# EXERCISE INPUT
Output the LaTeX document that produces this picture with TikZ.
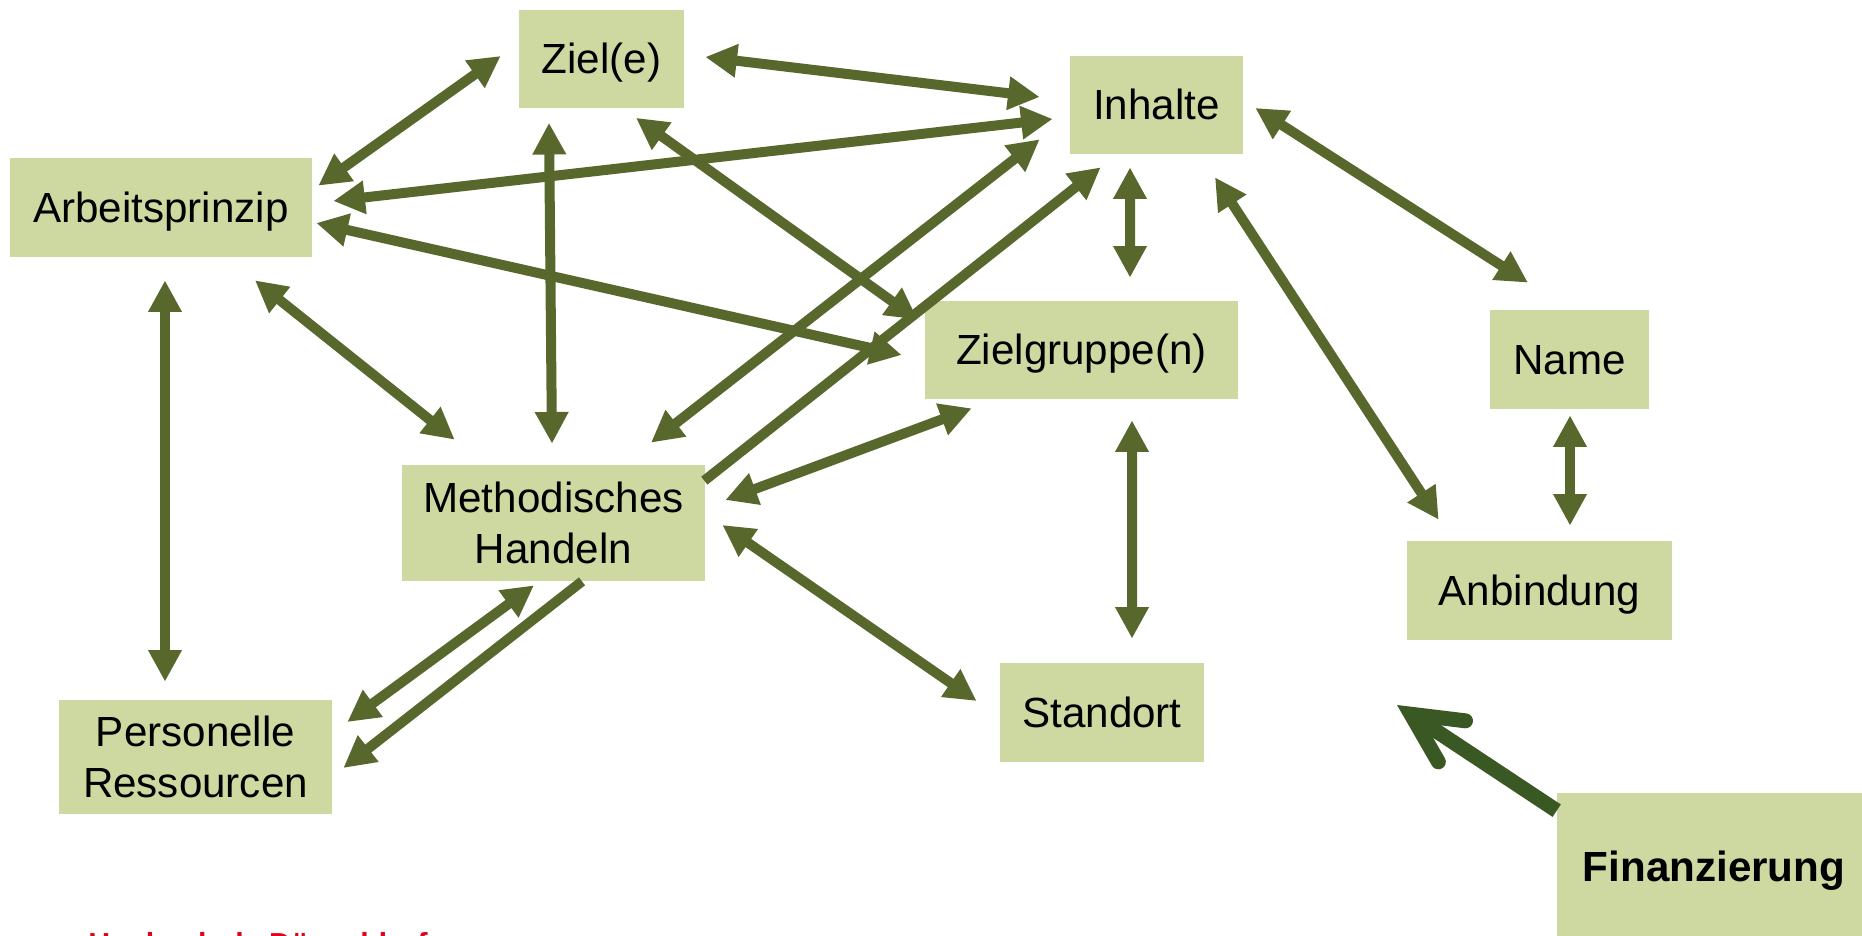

...

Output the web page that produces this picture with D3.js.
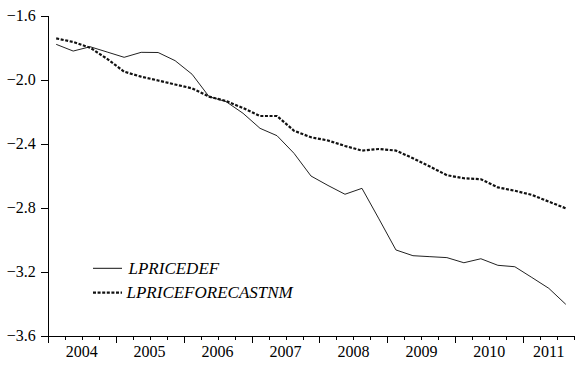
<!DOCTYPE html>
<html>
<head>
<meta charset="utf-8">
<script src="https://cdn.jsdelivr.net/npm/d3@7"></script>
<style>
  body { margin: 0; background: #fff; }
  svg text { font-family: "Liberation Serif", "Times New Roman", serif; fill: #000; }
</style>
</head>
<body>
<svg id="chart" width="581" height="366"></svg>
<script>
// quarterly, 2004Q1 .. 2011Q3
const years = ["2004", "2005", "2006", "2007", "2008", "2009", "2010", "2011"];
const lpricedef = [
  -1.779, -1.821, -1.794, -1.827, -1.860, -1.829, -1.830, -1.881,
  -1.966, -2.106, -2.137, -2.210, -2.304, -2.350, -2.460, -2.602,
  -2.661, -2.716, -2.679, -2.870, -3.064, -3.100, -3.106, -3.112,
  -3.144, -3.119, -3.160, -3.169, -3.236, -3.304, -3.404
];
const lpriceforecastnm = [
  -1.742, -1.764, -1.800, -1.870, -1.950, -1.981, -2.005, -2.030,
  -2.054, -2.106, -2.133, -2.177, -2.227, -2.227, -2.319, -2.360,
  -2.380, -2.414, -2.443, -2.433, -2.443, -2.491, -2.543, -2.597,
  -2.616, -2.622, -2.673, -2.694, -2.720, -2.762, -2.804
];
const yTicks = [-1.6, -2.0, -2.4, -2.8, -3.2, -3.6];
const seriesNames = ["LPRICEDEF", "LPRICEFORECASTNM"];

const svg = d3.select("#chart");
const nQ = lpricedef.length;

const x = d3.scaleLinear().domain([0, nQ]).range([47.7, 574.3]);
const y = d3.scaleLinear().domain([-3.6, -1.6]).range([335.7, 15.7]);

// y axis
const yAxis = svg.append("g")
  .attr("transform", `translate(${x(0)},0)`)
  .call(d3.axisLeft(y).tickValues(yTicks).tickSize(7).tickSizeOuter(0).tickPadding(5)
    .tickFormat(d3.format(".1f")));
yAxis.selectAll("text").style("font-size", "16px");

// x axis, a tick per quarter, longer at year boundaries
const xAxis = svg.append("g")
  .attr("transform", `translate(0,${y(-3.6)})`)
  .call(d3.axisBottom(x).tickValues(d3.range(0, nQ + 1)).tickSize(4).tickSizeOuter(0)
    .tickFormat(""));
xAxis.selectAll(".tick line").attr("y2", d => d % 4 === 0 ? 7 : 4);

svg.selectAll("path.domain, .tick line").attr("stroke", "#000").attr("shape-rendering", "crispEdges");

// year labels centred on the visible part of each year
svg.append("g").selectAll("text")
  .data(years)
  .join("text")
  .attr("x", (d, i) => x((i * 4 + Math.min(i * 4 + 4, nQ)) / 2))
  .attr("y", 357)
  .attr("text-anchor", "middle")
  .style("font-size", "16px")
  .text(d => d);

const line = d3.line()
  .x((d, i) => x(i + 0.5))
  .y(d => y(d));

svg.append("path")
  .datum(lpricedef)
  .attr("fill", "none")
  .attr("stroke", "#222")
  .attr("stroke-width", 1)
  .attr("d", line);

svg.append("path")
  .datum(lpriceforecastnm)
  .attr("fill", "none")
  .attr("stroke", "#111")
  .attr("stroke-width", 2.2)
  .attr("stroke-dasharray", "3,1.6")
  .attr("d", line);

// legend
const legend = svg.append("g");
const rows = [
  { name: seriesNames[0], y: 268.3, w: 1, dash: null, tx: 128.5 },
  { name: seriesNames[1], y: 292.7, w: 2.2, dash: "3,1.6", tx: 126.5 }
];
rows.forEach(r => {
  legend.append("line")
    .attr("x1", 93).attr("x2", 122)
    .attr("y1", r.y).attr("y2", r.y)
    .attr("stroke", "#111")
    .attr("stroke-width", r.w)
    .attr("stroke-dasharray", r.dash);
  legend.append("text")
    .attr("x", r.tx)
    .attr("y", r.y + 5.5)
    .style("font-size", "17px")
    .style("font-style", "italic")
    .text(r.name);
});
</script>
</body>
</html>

# REQUIRED TASK
Scan the material above. Return every line containing the string "produces".

# RESPONSE FOR THIS EXERCISE
Output the LaTeX document that produces this picture with TikZ.
Output the web page that produces this picture with D3.js.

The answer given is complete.